• **Information given**:
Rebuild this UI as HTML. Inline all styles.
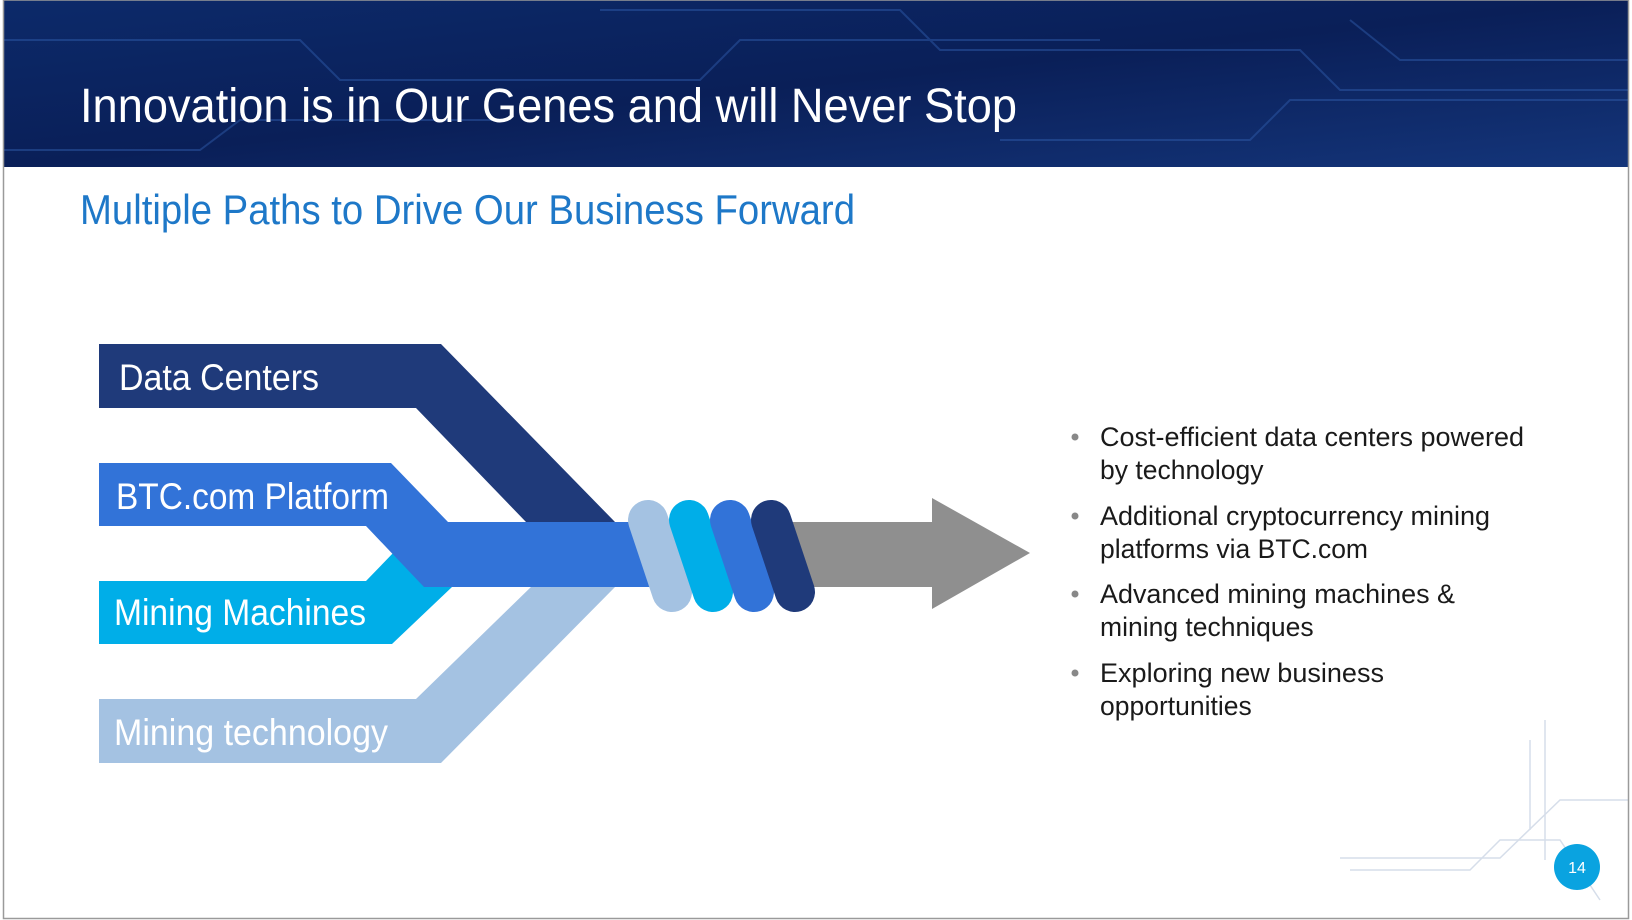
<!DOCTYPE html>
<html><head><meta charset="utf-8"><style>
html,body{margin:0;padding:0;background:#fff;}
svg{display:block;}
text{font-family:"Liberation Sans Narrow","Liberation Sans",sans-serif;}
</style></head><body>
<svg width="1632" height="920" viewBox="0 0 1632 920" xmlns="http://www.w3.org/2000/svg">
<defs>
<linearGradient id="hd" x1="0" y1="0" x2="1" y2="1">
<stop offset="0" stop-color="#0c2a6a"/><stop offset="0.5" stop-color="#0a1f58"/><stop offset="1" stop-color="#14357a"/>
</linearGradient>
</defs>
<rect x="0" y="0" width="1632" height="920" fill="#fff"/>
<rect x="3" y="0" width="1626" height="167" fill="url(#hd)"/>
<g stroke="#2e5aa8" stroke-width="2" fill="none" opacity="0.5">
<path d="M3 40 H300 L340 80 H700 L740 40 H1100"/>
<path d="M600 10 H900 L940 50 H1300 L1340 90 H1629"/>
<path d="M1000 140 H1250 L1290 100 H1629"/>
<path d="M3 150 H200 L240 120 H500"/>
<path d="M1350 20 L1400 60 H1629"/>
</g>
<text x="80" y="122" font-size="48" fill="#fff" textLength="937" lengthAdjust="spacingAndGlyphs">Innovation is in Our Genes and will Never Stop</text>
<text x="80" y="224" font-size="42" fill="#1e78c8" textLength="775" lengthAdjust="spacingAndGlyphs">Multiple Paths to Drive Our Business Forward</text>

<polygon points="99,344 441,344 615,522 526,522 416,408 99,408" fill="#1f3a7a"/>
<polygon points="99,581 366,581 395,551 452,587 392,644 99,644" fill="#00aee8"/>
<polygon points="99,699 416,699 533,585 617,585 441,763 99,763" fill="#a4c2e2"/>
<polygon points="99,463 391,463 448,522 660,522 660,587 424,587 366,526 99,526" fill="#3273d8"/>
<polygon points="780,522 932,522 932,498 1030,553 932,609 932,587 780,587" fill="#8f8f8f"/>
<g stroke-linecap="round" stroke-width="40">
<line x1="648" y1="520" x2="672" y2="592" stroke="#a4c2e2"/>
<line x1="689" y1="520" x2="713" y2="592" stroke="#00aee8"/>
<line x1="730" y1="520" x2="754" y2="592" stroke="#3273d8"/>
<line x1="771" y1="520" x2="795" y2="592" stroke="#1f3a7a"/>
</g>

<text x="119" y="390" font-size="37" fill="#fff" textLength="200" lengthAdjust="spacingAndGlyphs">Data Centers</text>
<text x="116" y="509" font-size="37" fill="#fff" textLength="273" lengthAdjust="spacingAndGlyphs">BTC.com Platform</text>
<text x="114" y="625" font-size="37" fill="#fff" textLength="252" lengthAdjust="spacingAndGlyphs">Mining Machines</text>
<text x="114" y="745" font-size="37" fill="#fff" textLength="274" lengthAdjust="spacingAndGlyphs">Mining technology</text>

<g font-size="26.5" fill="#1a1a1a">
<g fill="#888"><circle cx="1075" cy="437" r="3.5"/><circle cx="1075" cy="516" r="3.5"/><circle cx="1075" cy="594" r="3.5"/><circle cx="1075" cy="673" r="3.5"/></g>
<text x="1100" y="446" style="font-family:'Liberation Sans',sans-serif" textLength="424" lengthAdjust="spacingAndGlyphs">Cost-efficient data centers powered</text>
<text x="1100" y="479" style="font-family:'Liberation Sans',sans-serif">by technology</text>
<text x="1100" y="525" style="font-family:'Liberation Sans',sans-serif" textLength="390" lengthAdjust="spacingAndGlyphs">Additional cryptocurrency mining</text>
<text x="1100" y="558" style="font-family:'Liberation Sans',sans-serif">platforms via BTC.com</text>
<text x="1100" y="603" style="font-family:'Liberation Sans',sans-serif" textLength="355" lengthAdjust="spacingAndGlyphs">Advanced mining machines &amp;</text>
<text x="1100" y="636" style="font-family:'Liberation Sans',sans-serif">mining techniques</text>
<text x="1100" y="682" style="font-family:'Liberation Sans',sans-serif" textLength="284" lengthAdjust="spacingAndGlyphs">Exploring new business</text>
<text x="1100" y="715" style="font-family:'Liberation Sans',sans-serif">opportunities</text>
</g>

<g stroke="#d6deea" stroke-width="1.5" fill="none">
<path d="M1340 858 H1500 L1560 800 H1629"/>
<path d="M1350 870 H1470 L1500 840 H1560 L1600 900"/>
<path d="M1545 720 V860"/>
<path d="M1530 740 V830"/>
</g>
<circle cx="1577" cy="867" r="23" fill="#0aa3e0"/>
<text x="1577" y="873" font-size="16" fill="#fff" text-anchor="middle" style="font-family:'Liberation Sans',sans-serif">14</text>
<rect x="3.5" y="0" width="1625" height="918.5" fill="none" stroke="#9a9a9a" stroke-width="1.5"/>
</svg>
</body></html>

* * *

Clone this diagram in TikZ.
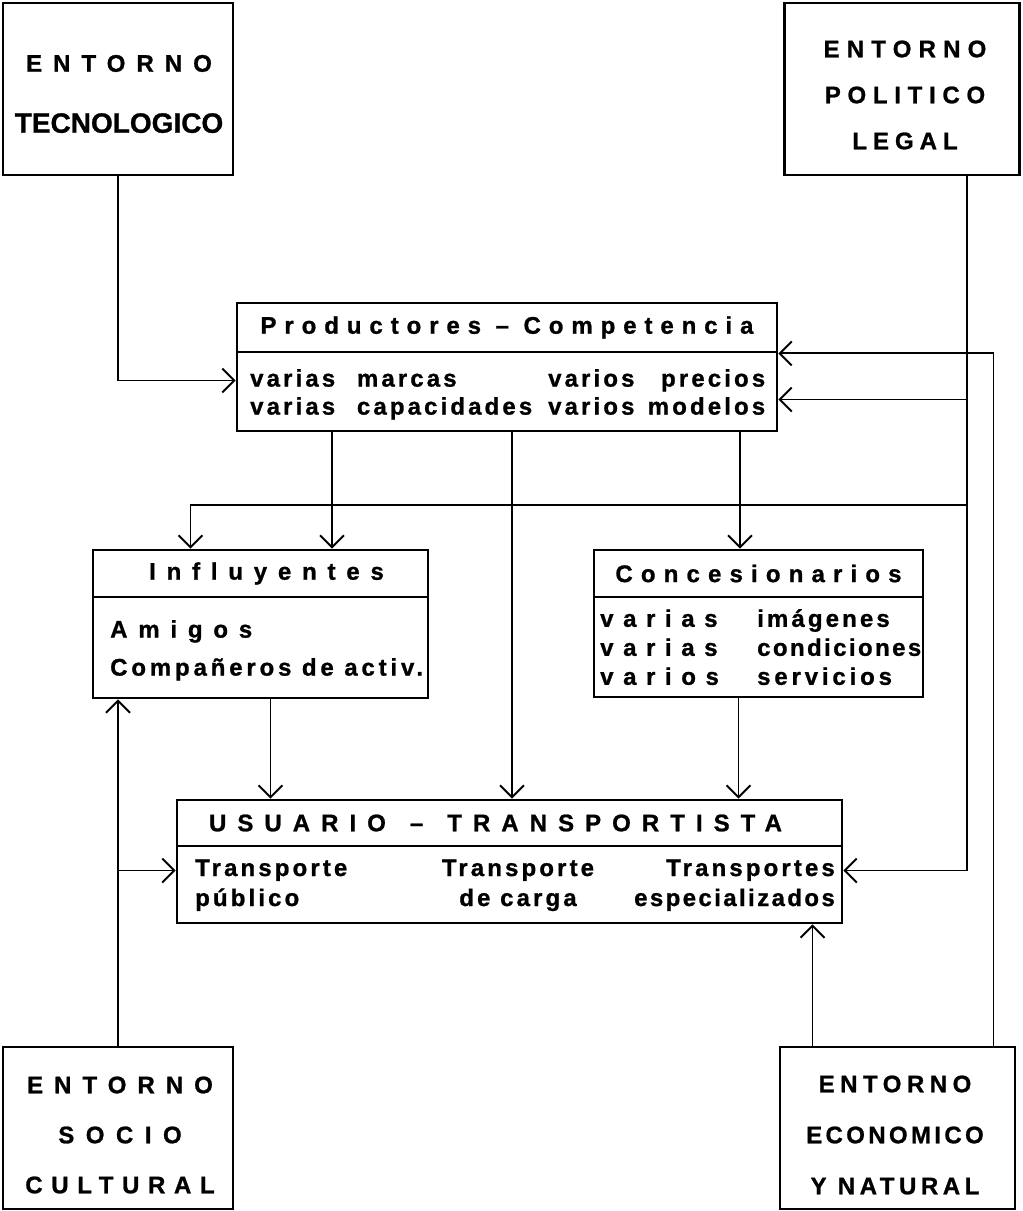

• **Stated goal**: The word "this" may appear on some lines. Report how many lines hold it, giving the number alone.

• **Task solution**: 2